**Task goal**
Starting from the top of the material, restate each line exactly until the line that contains "1.39, 0.87, 0.46];", which is also copied. Pictures are excluded.

**Supplied material**
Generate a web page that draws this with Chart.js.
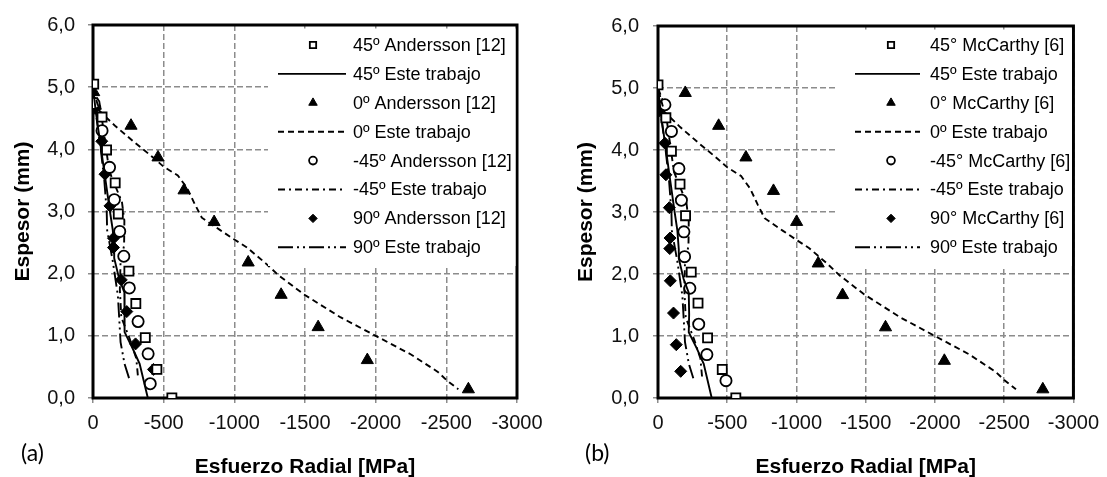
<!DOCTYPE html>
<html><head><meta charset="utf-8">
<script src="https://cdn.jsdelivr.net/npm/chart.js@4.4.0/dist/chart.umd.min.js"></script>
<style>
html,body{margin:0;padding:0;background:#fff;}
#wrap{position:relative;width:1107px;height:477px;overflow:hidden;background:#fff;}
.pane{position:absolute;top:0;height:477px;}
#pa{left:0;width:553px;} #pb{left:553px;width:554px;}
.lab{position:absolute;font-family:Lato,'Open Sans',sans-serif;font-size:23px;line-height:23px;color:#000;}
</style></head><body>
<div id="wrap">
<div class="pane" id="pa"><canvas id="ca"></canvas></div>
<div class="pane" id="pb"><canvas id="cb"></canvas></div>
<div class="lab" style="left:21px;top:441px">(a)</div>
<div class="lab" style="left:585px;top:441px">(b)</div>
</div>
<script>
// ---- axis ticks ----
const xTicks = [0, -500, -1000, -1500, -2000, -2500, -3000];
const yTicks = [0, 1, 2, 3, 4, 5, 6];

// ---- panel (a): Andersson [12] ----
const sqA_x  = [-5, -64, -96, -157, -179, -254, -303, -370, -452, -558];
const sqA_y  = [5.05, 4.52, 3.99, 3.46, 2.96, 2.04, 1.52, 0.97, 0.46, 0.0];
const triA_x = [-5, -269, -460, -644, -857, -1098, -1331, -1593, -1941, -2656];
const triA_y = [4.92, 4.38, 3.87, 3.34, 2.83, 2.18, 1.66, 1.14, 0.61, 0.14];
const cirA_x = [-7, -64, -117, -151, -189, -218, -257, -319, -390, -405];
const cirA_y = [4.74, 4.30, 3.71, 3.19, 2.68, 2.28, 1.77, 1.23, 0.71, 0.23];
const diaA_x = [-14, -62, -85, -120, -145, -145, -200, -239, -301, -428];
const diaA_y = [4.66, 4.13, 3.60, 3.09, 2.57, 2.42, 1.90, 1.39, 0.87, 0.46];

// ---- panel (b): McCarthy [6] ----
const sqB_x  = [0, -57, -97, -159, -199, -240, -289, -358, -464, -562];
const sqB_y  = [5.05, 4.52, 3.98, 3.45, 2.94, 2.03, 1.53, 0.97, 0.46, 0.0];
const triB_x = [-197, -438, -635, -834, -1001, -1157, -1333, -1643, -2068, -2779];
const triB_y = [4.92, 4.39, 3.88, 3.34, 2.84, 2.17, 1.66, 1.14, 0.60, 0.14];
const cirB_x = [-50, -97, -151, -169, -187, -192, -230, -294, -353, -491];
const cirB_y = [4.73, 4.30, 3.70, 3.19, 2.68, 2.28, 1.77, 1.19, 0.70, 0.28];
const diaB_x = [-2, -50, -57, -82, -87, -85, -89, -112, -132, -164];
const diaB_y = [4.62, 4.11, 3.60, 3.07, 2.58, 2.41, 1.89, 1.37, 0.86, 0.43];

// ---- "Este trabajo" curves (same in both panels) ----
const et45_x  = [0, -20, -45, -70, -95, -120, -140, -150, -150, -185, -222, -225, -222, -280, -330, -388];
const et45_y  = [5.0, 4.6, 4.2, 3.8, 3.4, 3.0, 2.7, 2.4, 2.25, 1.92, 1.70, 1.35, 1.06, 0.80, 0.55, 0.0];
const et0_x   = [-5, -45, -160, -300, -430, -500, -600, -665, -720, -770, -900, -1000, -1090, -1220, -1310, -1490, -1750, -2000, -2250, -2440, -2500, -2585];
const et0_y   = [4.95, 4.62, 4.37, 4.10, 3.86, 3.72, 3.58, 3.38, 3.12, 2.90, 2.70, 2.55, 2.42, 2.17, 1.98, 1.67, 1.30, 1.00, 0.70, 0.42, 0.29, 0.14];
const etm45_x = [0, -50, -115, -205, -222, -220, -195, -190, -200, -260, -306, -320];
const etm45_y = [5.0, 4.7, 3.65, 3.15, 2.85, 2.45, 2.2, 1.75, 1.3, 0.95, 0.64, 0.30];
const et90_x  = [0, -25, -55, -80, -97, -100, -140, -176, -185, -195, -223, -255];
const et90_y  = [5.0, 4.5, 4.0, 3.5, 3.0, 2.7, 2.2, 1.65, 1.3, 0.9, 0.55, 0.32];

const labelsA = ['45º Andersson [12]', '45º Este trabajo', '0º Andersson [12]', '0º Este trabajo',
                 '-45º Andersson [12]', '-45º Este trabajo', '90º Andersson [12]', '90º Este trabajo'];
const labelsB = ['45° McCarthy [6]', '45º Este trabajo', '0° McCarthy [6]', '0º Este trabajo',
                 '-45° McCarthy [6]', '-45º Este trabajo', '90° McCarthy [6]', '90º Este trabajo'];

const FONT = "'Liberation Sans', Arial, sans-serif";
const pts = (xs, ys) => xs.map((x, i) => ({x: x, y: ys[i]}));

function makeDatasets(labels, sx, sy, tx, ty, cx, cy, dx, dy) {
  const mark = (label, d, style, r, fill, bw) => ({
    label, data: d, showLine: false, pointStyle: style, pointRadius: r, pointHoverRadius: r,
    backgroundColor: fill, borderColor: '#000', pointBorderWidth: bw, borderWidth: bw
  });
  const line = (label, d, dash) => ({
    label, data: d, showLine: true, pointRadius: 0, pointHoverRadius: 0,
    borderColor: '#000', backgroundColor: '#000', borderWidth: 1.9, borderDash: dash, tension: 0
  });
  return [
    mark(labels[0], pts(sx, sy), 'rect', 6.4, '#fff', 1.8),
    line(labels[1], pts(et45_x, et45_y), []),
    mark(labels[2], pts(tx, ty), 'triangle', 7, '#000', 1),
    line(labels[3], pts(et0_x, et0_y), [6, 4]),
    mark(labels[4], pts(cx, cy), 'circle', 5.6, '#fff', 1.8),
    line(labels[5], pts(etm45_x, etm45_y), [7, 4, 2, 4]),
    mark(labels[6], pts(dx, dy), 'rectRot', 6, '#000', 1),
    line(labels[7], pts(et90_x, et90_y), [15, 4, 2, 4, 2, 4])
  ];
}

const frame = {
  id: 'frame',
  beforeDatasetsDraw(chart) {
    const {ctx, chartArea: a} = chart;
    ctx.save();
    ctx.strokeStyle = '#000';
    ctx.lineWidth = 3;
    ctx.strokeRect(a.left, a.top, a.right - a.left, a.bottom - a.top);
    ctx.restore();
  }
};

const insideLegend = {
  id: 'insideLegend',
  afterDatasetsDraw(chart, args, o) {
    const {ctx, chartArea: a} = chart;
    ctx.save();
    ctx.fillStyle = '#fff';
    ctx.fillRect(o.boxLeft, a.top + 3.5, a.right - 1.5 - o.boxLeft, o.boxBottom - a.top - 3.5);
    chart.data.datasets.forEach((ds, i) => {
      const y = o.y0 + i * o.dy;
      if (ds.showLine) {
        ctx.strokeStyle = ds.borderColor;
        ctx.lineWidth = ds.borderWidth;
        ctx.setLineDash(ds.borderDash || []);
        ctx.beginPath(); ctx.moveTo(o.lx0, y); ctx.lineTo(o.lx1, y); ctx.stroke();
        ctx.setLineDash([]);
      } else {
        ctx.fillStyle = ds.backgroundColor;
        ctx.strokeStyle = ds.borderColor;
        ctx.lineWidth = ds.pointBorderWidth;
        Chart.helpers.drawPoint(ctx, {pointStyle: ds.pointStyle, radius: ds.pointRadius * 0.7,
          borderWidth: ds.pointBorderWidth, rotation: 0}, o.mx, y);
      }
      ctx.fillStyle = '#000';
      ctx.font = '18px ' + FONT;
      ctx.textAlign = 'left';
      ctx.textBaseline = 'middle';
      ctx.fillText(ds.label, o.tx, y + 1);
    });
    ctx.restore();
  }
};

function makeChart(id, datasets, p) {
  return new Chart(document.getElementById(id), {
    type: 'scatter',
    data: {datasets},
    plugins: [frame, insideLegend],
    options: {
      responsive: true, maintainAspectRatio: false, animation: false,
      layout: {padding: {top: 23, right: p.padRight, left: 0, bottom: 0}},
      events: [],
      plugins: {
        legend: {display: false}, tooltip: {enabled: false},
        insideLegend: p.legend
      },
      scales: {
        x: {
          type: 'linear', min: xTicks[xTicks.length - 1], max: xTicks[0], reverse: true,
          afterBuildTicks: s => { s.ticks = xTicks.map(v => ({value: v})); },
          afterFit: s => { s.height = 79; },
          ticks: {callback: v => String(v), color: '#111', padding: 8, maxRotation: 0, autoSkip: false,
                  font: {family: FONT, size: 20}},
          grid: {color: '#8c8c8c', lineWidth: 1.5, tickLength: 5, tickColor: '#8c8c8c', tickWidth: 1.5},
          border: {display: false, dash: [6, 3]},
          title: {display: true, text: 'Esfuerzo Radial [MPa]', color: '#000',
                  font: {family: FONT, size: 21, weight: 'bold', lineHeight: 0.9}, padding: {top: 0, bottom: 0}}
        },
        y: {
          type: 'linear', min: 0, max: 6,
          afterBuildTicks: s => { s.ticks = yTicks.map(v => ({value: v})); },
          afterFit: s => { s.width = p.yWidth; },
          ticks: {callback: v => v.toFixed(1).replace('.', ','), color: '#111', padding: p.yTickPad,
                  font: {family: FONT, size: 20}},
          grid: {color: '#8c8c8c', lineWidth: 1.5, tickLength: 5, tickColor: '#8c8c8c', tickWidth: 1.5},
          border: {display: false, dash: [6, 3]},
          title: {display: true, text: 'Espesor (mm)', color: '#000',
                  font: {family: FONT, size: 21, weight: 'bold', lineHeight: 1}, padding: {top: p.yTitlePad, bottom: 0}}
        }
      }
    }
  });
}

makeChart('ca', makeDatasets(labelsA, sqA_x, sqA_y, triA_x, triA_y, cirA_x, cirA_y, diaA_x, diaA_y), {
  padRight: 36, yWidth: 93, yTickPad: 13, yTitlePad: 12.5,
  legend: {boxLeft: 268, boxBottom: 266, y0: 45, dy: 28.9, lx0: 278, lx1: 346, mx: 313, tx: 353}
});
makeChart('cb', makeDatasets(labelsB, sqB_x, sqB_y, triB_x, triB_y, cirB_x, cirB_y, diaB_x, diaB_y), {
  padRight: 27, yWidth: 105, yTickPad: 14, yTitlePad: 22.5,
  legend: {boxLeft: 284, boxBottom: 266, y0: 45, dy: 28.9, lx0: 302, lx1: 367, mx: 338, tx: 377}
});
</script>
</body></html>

**Output of the task**
Generate a web page that draws this with Chart.js.
<!DOCTYPE html>
<html><head><meta charset="utf-8">
<script src="https://cdn.jsdelivr.net/npm/chart.js@4.4.0/dist/chart.umd.min.js"></script>
<style>
html,body{margin:0;padding:0;background:#fff;}
#wrap{position:relative;width:1107px;height:477px;overflow:hidden;background:#fff;}
.pane{position:absolute;top:0;height:477px;}
#pa{left:0;width:553px;} #pb{left:553px;width:554px;}
.lab{position:absolute;font-family:Lato,'Open Sans',sans-serif;font-size:23px;line-height:23px;color:#000;}
</style></head><body>
<div id="wrap">
<div class="pane" id="pa"><canvas id="ca"></canvas></div>
<div class="pane" id="pb"><canvas id="cb"></canvas></div>
<div class="lab" style="left:21px;top:441px">(a)</div>
<div class="lab" style="left:585px;top:441px">(b)</div>
</div>
<script>
// ---- axis ticks ----
const xTicks = [0, -500, -1000, -1500, -2000, -2500, -3000];
const yTicks = [0, 1, 2, 3, 4, 5, 6];

// ---- panel (a): Andersson [12] ----
const sqA_x  = [-5, -64, -96, -157, -179, -254, -303, -370, -452, -558];
const sqA_y  = [5.05, 4.52, 3.99, 3.46, 2.96, 2.04, 1.52, 0.97, 0.46, 0.0];
const triA_x = [-5, -269, -460, -644, -857, -1098, -1331, -1593, -1941, -2656];
const triA_y = [4.92, 4.38, 3.87, 3.34, 2.83, 2.18, 1.66, 1.14, 0.61, 0.14];
const cirA_x = [-7, -64, -117, -151, -189, -218, -257, -319, -390, -405];
const cirA_y = [4.74, 4.30, 3.71, 3.19, 2.68, 2.28, 1.77, 1.23, 0.71, 0.23];
const diaA_x = [-14, -62, -85, -120, -145, -145, -200, -239, -301, -428];
const diaA_y = [4.66, 4.13, 3.60, 3.09, 2.57, 2.42, 1.90, 1.39, 0.87, 0.46];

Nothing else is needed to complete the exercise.